5. General purpose processing. As networks nodes require more intelligence it becomes prohibitively expensive to develop the complex applications required. Network nodes need a system such as this that can offer both the performance and reliability with a general purpose development environment, vs the purpose built and custom environments today.
6. Distributed processing. Any resource or process on one processor can be moved/spawned onto another processor depending on the resources availability. Any resource or process can be accessed from any location (processor) on the chip, without having to write code connectors to enable resources to communicate.
7. Solves bandwidth bottlenecks that appear in single processor single sequential instruction stream architectures.
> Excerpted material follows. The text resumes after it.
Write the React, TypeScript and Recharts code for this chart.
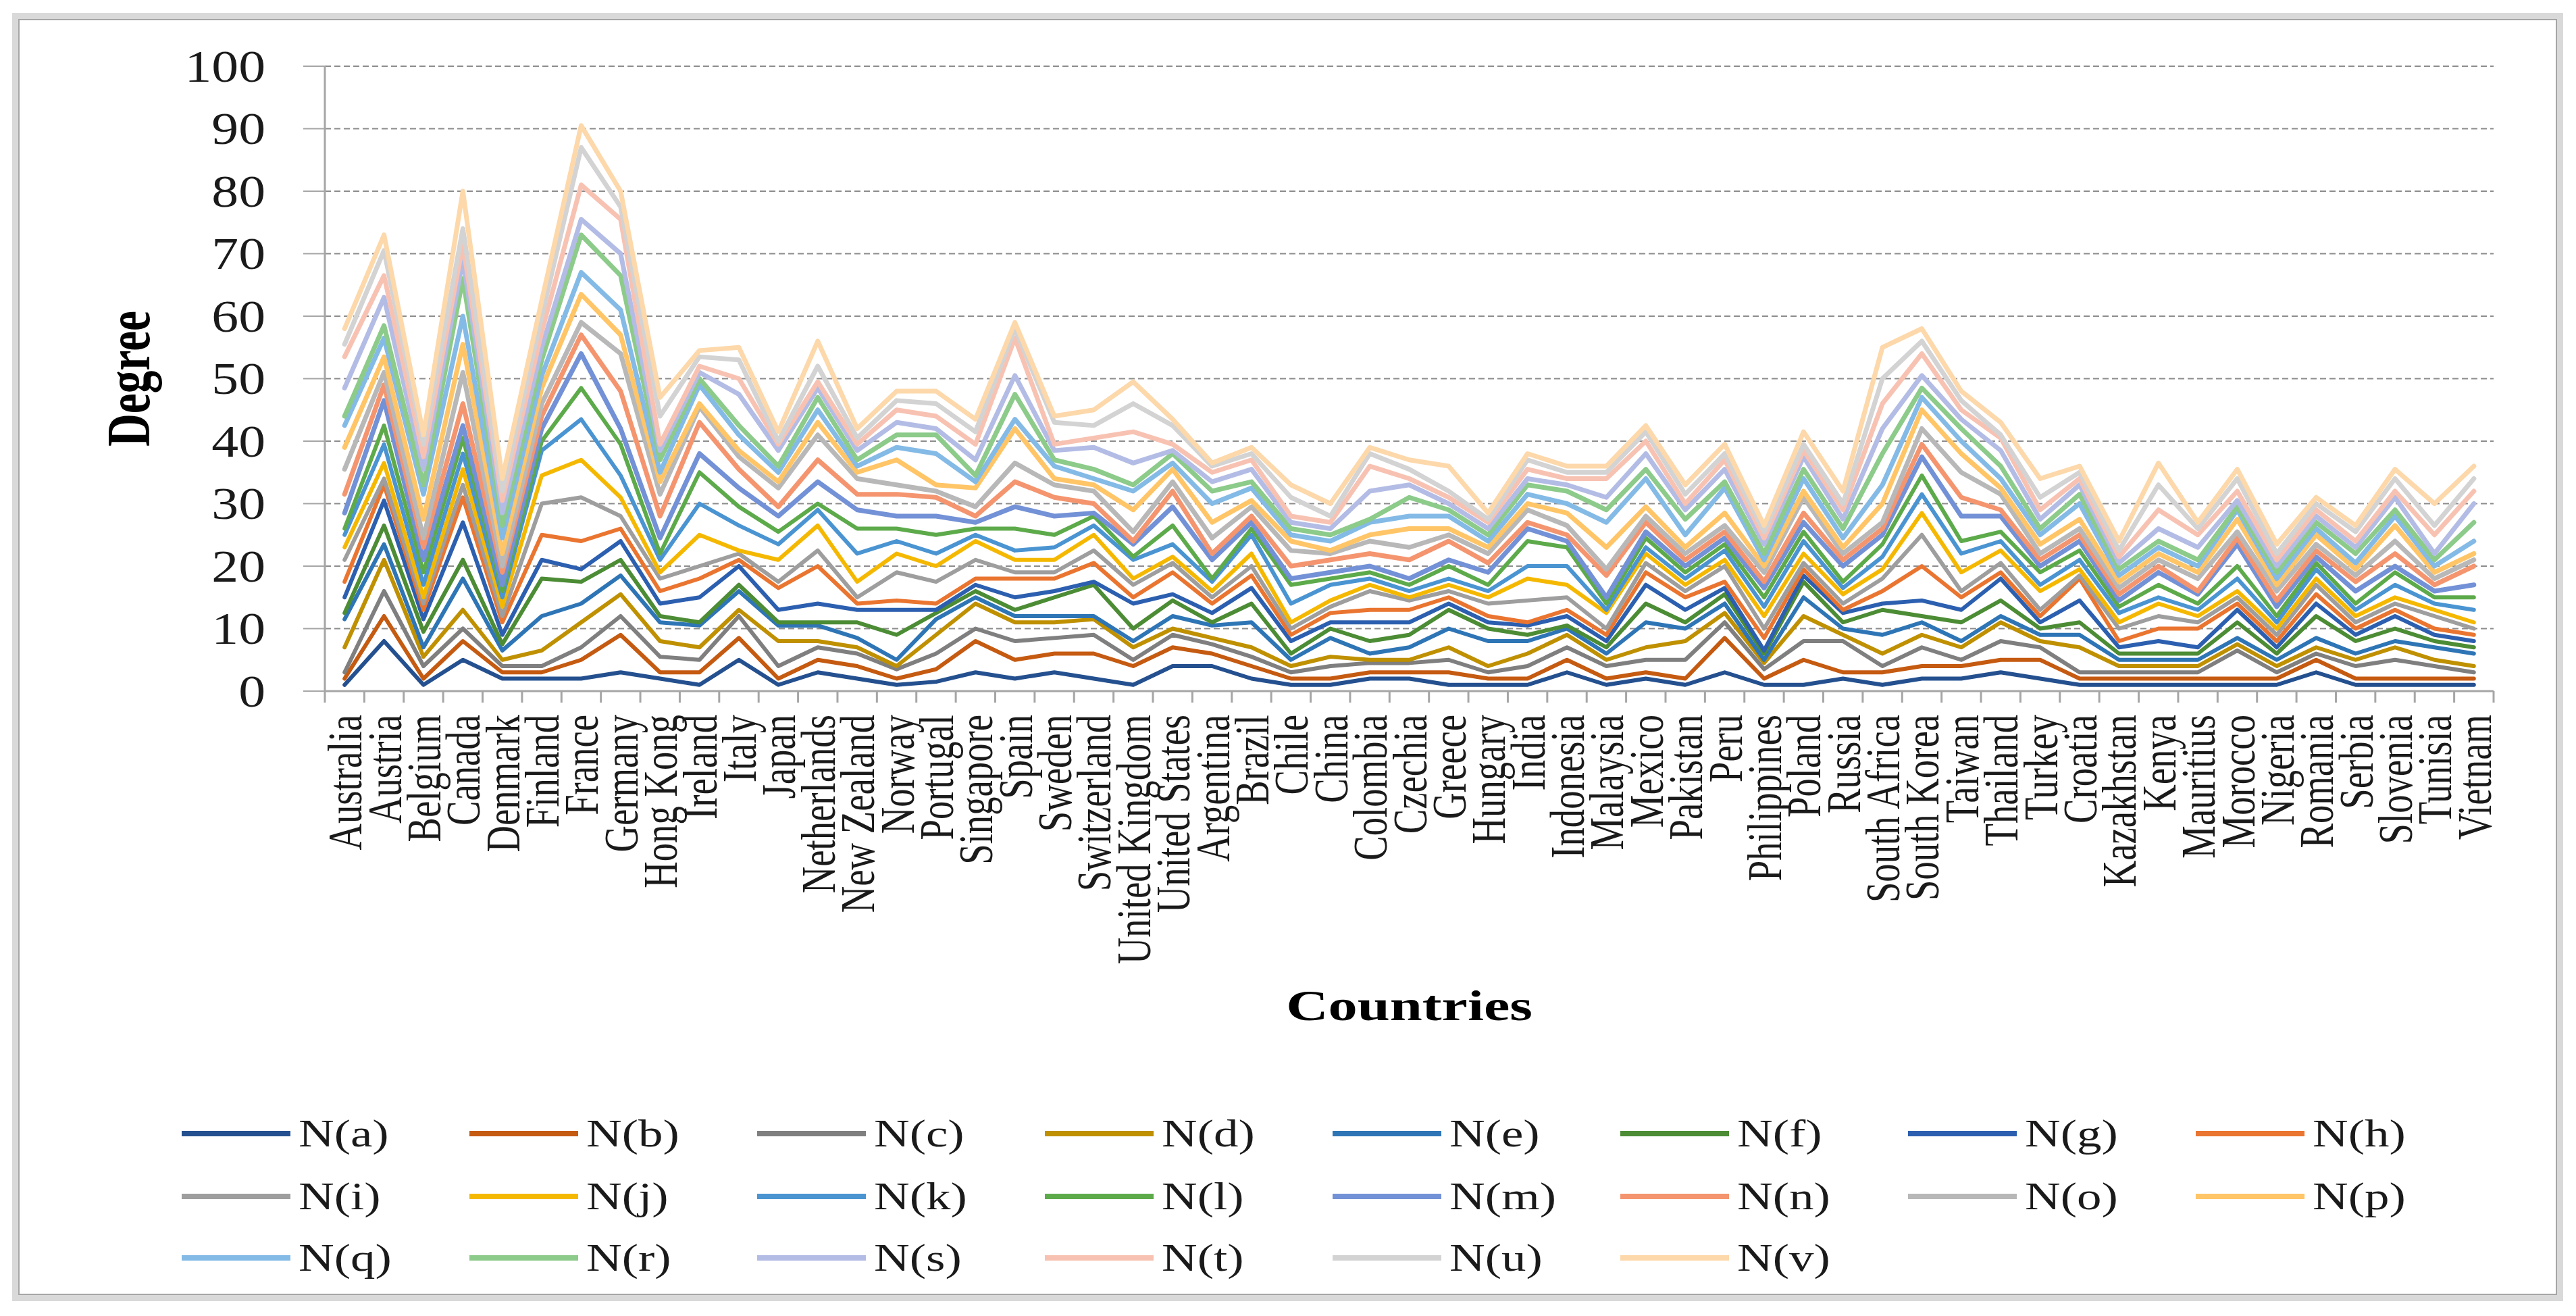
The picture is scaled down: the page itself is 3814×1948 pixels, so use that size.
import React from 'react';
import { LineChart, Line, XAxis, YAxis, CartesianGrid, Label } from 'recharts';

const countries = [
  'Australia', 'Austria', 'Belgium', 'Canada', 'Denmark', 'Finland', 'France', 'Germany', 'Hong Kong', 'Ireland',
  'Italy', 'Japan', 'Netherlands', 'New Zealand', 'Norway', 'Portugal', 'Singapore', 'Spain', 'Sweden', 'Switzerland',
  'United Kingdom', 'United States', 'Argentina', 'Brazil', 'Chile', 'China', 'Colombia', 'Czechia', 'Greece', 'Hungary',
  'India', 'Indonesia', 'Malaysia', 'Mexico', 'Pakistan', 'Peru', 'Philippines', 'Poland', 'Russia', 'South Africa',
  'South Korea', 'Taiwan', 'Thailand', 'Turkey', 'Croatia', 'Kazakhstan', 'Kenya', 'Mauritius', 'Morocco', 'Nigeria',
  'Romania', 'Serbia', 'Slovenia', 'Tunisia', 'Vietnam',
];

const seriesNames = [
  'N(a)', 'N(b)', 'N(c)', 'N(d)', 'N(e)', 'N(f)', 'N(g)', 'N(h)', 'N(i)', 'N(j)', 'N(k)',
  'N(l)', 'N(m)', 'N(n)', 'N(o)', 'N(p)', 'N(q)', 'N(r)', 'N(s)', 'N(t)', 'N(u)', 'N(v)',
];

const nA = [1,8,1,5,2,2,2,3,2,1,5,1,3,2,1,1.5,3,2,3,2,1,4,4,2,1,1,2,2,1,1,1,3,1,2,1,3,1,1,2,1,2,2,3,2,1,1,1,1,1,1,3,1,1,1,1];
const nB = [2,12,2,8,3,3,5,9,3,3,8.5,2,5,4,2,3.5,8,5,6,6,4,7,6,4,2,2,3,3,3,2,2,5,2,3,2,8.5,2,5,3,3,4,4,5,5,2,2,2,2,2,2,5,2,2,2,2];
const nC = [3,16,4,10,4,4,7,12,5.5,5,12,4,7,6,3.5,6,10,8,8.5,9,5,9,7.5,5.5,3,4,4.5,4.5,5,3,4,7,4,5,5,11,3.5,8,8,4,7,5,8,7,3,3,3,3,6.5,3,6,4,5,4,3];
const nD = [7,21,5.5,13,5,6.5,11,15.5,8,7,13,8,8,7,4,9,14,11,11,11.5,7,10,8.5,7,4,5.5,5,5,7,4,6,9,5,7,8,12.5,4.5,12,9,6,9,7,11,8,7,4,4,4,7.5,4,7,5,7,5,4];
const nE = [11.5,23.5,7,18,6.5,12,14,18.5,11,10.5,16,10.5,10.5,8.5,5,11.5,15,12,12,12,8,12,10.5,11,5,8.5,6,7,10,8,8,10,6,11,10,14,5,15,10,9,11,8,12,9,9,5,5,5,8.5,5,8.5,6,8,7,6];
const nF = [12.5,26.5,9.5,21,7.5,18,17.5,21,12,11,17,11,11,11,9,12.5,16,13,15,17,10,14.5,11,14,6,10,8,9,13,10,9,10.5,7,14,11,15.5,6,17.5,11,13,12,11,14.5,10,11,6,6,6,11,6,12,8,10,8,7];
const nG = [15,30.5,11.5,27,9,21,19.5,24,14,15,20,13,14,13,13,13,17,15,16,17.5,14,15.5,12.5,16.5,8,11,11,11,14,11,10.5,12,8,17,13,16.5,6.5,18.5,12.5,14,14.5,13,18,11,14.5,7,8,7,13,7,14,9,12,9,8];
const nH = [17.5,33,13,31,11,25,24,26,16,18,21,16.5,20,14,14.5,14,18,18,18,20.5,15,19,14,18.5,9,12.5,13,13,15,12,11,13,9,19,15,17.5,8.5,19.5,13,16,20,15,19,12,18,8,10,10,14,8,15.5,10,13,10,9];
const nI = [21,34,14,33,12,30,31,28,18,20,22,17.5,22.5,15,19,17.5,21,19,19,22.5,17,20.5,15,20,10,13.5,16,14.5,16,14,14.5,15,10,20.5,16,20,10,20.5,14,18,25,16,20.5,13,18.5,10,12,11,15,9,17,11,14,12,10];
const nJ = [23,36.5,15,35.5,13.5,34.5,37,31,19,25,22.5,21,26.5,17.5,22,20,24,21,21,25,18,21.5,16,22,11,14.5,17,15,17,15,18,17,12.5,22,17,21,12,22,15.5,19.5,28.5,19,22.5,16,19.5,11,14,12,16,10,18,12,15,13,11];
const nK = [25,39.5,17,38,15,38.5,43.5,34.5,21,30,26.5,23.5,29,22,24,22,25,22.5,23,26.5,21,23.5,17.5,25,14,17,18,16,18,16,20,20,13,23,18,22.5,13.5,24,16.5,21.5,31.5,22,24,17,21,12.5,15,13,18,11,19.5,13,17,14,13];
const nL = [26,42.5,19,40.5,16,40,48.5,39.5,22,35,29.5,25.5,30,26,26,25,26,26,25,28,21.5,26.5,18,26,17,18,19,17,20,17,24,23,14,24.5,19,23.5,15,25.5,17.5,23.5,34.5,24,25.5,19,22.5,13.5,17,14,20,12,20.5,14,19,15,15];
const nM = [28.5,46.5,21,42.5,17,42,54,42,24.5,38,32.5,28,33.5,29,28,28,27,29.5,28,28.5,23.5,29.5,21,27,18,19,20,18,21,19,26,24,15,25.5,20,24.5,16.5,27,20,25,37.5,28,28,20,24,14.5,19,15.5,23.5,13.5,21.5,16,20,16,17];
const nN = [31.5,49,23,46,19,44,57,48,28,43,35.5,29.5,37,31.5,31.5,31,28,33.5,31,30,24,32,22,28,20,21,22,21,24,20.5,27,25,18.5,27,21,25.5,17.5,28.5,21,26,39.5,31,29,21,25,15.5,20,16,24.5,14.5,22.5,17.5,22,17,20];
const nO = [35.5,51,24.5,51,20,46,59,54,31.5,45.5,37.5,32.5,41,34,33,32,29.5,36.5,33,32,25.5,33.5,24.5,29.5,22.5,22,24,23,25,22,29,26.5,19.5,28,22,26.5,19,31,22,27,42,35,31.5,22,26,16.5,21,18,25.5,16,23.5,18.5,24,18,21];
const nP = [39,53.5,27.5,55.5,22,48.5,63.5,57,33.5,46,38.5,33.5,43,35,37,33,32.5,42,34,33,29,35.5,27,30.5,24,22.5,25,26,26,23,30,28.5,23,29.5,23,28.5,20,32,23,30,45,38,32.5,23.5,27.5,17.5,22,19,27.5,17,25,19.5,26.5,19,22];
const nQ = [42.5,56.5,31.5,60,24.5,50.5,67,61,35,49,41,35,45,36,39,38,33.5,43.5,36,34,32,36.5,30,32.5,25,24,27,28,28,24,31.5,30,27,34,25,32.5,21,34,24.5,33,47,40,34,25,30,18.5,23,20,29,18,26,20.5,28,20,24];
const nR = [44,58.5,33,66,26.5,53,73,66.5,37,50,42.5,36,47,37,41,41,34.5,47.5,37,35.5,33,38,32,33.5,26,25,27.5,31,29,25,33,32,29,35.5,27.5,33.5,22,35.5,26,38,48.5,42,36,26,31.5,19.5,24,21,29.5,19,27,22,29,21,27];
const nS = [48.5,63,35.5,69,28.5,55,75.5,70,38.5,51,47.5,38.5,48.5,38.5,43,42,37,50.5,38.5,39,36.5,38.5,33.5,35.5,27,26,32,33,30,26,34,33,31,38,29,35.5,23.5,37.5,27.5,42,50.5,43.5,38.5,27.5,33,20.5,26,23,30.5,20,28,23,31,22,30];
const nT = [53.5,66.5,37.5,71.5,30.5,57.5,81,75.5,39.5,52,50,39.5,49.5,39.5,45,44,39.5,56.5,39.5,40.5,41.5,39.5,35,37,28,27,36,34,31,27,35.5,34,34,40,30,37,24.5,38.5,29,46,54,45,40.5,29,34,21.5,29,25,32,21,29,24,32,25,32];
const nU = [55.5,70.5,39.5,74,32,60,87,77.5,44,53.5,53,40,52,40.5,46.5,46,41.5,58,43,42.5,46,42.5,36,38,31,28,38,35.5,32,27.5,37,35,35,41.5,31.5,38,25.5,39.5,30,50,56,46.5,41,31,35,22.5,33,26,34,22,30,25.5,34,26.5,34];
const nV = [58,73,41,80,34,62.5,90.5,80,47,54.5,55,41.5,56,42,48,48,43.5,59,44,45,49.5,43.5,36.5,39,33,30,39,37,36,28.5,38,36,36,42.5,33,39.5,26.5,41.5,32,55,58,48,43,34,36,24,36.5,27,35.5,23.5,31,26.5,35.5,30,36];

const seriesValues = [nA, nB, nC, nD, nE, nF, nG, nH, nI, nJ, nK, nL, nM, nN, nO, nP, nQ, nR, nS, nT, nU, nV];

const seriesColors = [
  '#24508F', '#C55A11', '#7F7F7F', '#BF9000', '#2E75B6', '#4C8C35', '#2C5FAF', '#EA7530',
  '#9E9E9E', '#F5B800', '#4A94D2', '#5DAA4B', '#7391D6', '#F4956F', '#B8B8B8', '#FFC567',
  '#84BAE6', '#8CCB8A', '#B3BCE5', '#F8C2B2', '#D3D3D3', '#FDD8AA',
];

const yTicks = [0, 10, 20, 30, 40, 50, 60, 70, 80, 90, 100];
const xBoundaryTicks = countries.map((_, i) => i).concat([countries.length]);

const data = countries.map((country, i) => {
  const row: Record<string, number | string> = { x: i + 0.5, country };
  seriesValues.forEach((vals, j) => {
    row['s' + j] = vals[i];
  });
  return row;
});

// layout
const W = 3798;
const H = 1932;
const PLOT_LEFT = 473;
const PLOT_RIGHT = 3684;
const PLOT_TOP = 90;
const PLOT_BOTTOM = 1015;
const X_AXIS_H = 500;
const BAND = (PLOT_RIGHT - PLOT_LEFT) / countries.length;
const SERIF = "'Liberation Serif', 'Times New Roman', serif";

function XTick(props: any) {
  const { x, y, payload } = props;
  const v = payload.value;
  if (v >= countries.length) return <g />;
  const cx = x + BAND / 2 + 25;
  return (
    <text
      transform={`translate(${cx},${y}) rotate(-90) scale(0.76,1)`}
      textAnchor="end"
      fontFamily={SERIF}
      fontSize={72}
      fill="#1a1a1a"
    >
      {countries[v]}
    </text>
  );
}

function YTick(props: any) {
  const { x, y, payload } = props;
  return (
    <text
      transform={`translate(${x},${y}) scale(1.19,1)`}
      textAnchor="end"
      dy="0.34em"
      fontFamily={SERIF}
      fontSize={67}
      fill="#1a1a1a"
    >
      {payload.value}
    </text>
  );
}

const renderCountriesTitle = () => (
  <text
    transform={`translate(${(PLOT_LEFT + PLOT_RIGHT) / 2},1502) scale(1.35,1)`}
    textAnchor="middle"
    fontFamily={SERIF}
    fontWeight="bold"
    fontSize={64}
    fill="#000"
  >
    Countries
  </text>
);

const renderDegreeTitle = () => (
  <text
    transform={`translate(213,${(PLOT_TOP + PLOT_BOTTOM) / 2}) rotate(-90) scale(0.75,1)`}
    textAnchor="middle"
    fontFamily={SERIF}
    fontWeight="bold"
    fontSize={90}
    fill="#000"
  >
    Degree
  </text>
);

function LegendBlock() {
  const rowsY = [1670, 1763, 1854];
  return (
    <div style={{ position: 'absolute', left: 0, top: 0, width: W, height: H, pointerEvents: 'none' }}>
      {seriesNames.map((name, i) => {
        const col = i % 8;
        const row = Math.floor(i / 8);
        const left = 261 + 426 * col;
        const cy = rowsY[row];
        return (
          <div key={name} style={{ position: 'absolute', left, top: cy - 40, height: 80, width: 420 }}>
            <div
              style={{
                position: 'absolute',
                left: 0,
                top: 36,
                width: 161,
                height: 8,
                background: seriesColors[i],
              }}
            />
            <div
              style={{
                position: 'absolute',
                left: 173,
                top: 0,
                height: 80,
                lineHeight: '80px',
                fontFamily: SERIF,
                fontSize: 57,
                color: '#1a1a1a',
                transform: 'scaleX(1.28)',
                transformOrigin: 'left center',
                whiteSpace: 'nowrap',
              }}
            >
              {name}
            </div>
          </div>
        );
      })}
    </div>
  );
}

export default function App() {
  return (
    <div style={{ position: 'relative', width: W, height: H, background: '#fff' }}>
      <div
        style={{
          position: 'absolute',
          left: 10,
          top: 11,
          width: 3777,
          height: 1907,
          border: '9px solid #D9D9D9',
          boxSizing: 'border-box',
        }}
      >
        <div style={{ position: 'absolute', inset: 0, border: '2px solid #A6A6A6' }} />
      </div>
      <div style={{ position: 'absolute', left: 0, top: 0 }}>
        <LineChart
          width={W}
          height={H}
          data={data}
          margin={{ top: PLOT_TOP, right: W - PLOT_RIGHT, left: 0, bottom: H - PLOT_BOTTOM - X_AXIS_H }}
        >
          <CartesianGrid vertical={false} stroke="#8C8C8C" strokeWidth={2} strokeDasharray="9 5" />
          <XAxis
            dataKey="x"
            type="number"
            domain={[0, countries.length]}
            ticks={xBoundaryTicks}
            interval={0}
            height={X_AXIS_H}
            tickSize={17}
            tickMargin={18}
            tick={<XTick />}
            tickLine={{ stroke: '#A6A6A6', strokeWidth: 3 }}
            axisLine={{ stroke: '#A6A6A6', strokeWidth: 3 }}
          >
            <Label content={renderCountriesTitle} />
          </XAxis>
          <YAxis
            type="number"
            domain={[0, 100]}
            ticks={yTicks}
            interval={0}
            width={PLOT_LEFT}
            tickSize={32}
            tickMargin={56}
            tick={<YTick />}
            tickLine={{ stroke: '#A6A6A6', strokeWidth: 2 }}
            axisLine={{ stroke: '#A6A6A6', strokeWidth: 3 }}
          >
            <Label content={renderDegreeTitle} />
          </YAxis>
          {seriesNames.map((name, j) => (
            <Line
              key={name}
              name={name}
              dataKey={'s' + j}
              type="linear"
              stroke={seriesColors[j]}
              strokeWidth={j < 12 ? 6 : 7}
              strokeLinejoin="round"
              strokeLinecap="round"
              dot={false}
              activeDot={false}
              isAnimationActive={false}
            />
          ))}
        </LineChart>
      </div>
      <LegendBlock />
    </div>
  );
}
8. Allows the same legacy single image programming paradigm to be applied to emerging multiple processor arrays.
The present invention generalizes previous efforts in microprocessor chip architecture towards multiprocessors on chip architectures instead of chip-tiled microprocessors design.
The multiprocessors approach offers a more general hardware system design and software design methodology, suitable for leveraging new and legacy software applications programmed with high level languages without the need for specialized programming skills, than hardware based systems.
The invention provides a solution for building compute intensive systems, such as next generation routers, servers, etc.
Also this is the starting point for building distributed switch/router system architectures for next generation distributed networks. It's a perfect approach for multi-services boxes, where very different software applications (routing, MPLS, BRAS, session border controllers, etc) are all supported on the same chip.
While particular embodiments of the invention have been described and illustrated it will be apparent to one skilled in the art that numerous changes can be made without departing from the basic concept. It is to be understood, however, that such changes will fall within the full scope of the invention as defined by the appended claims.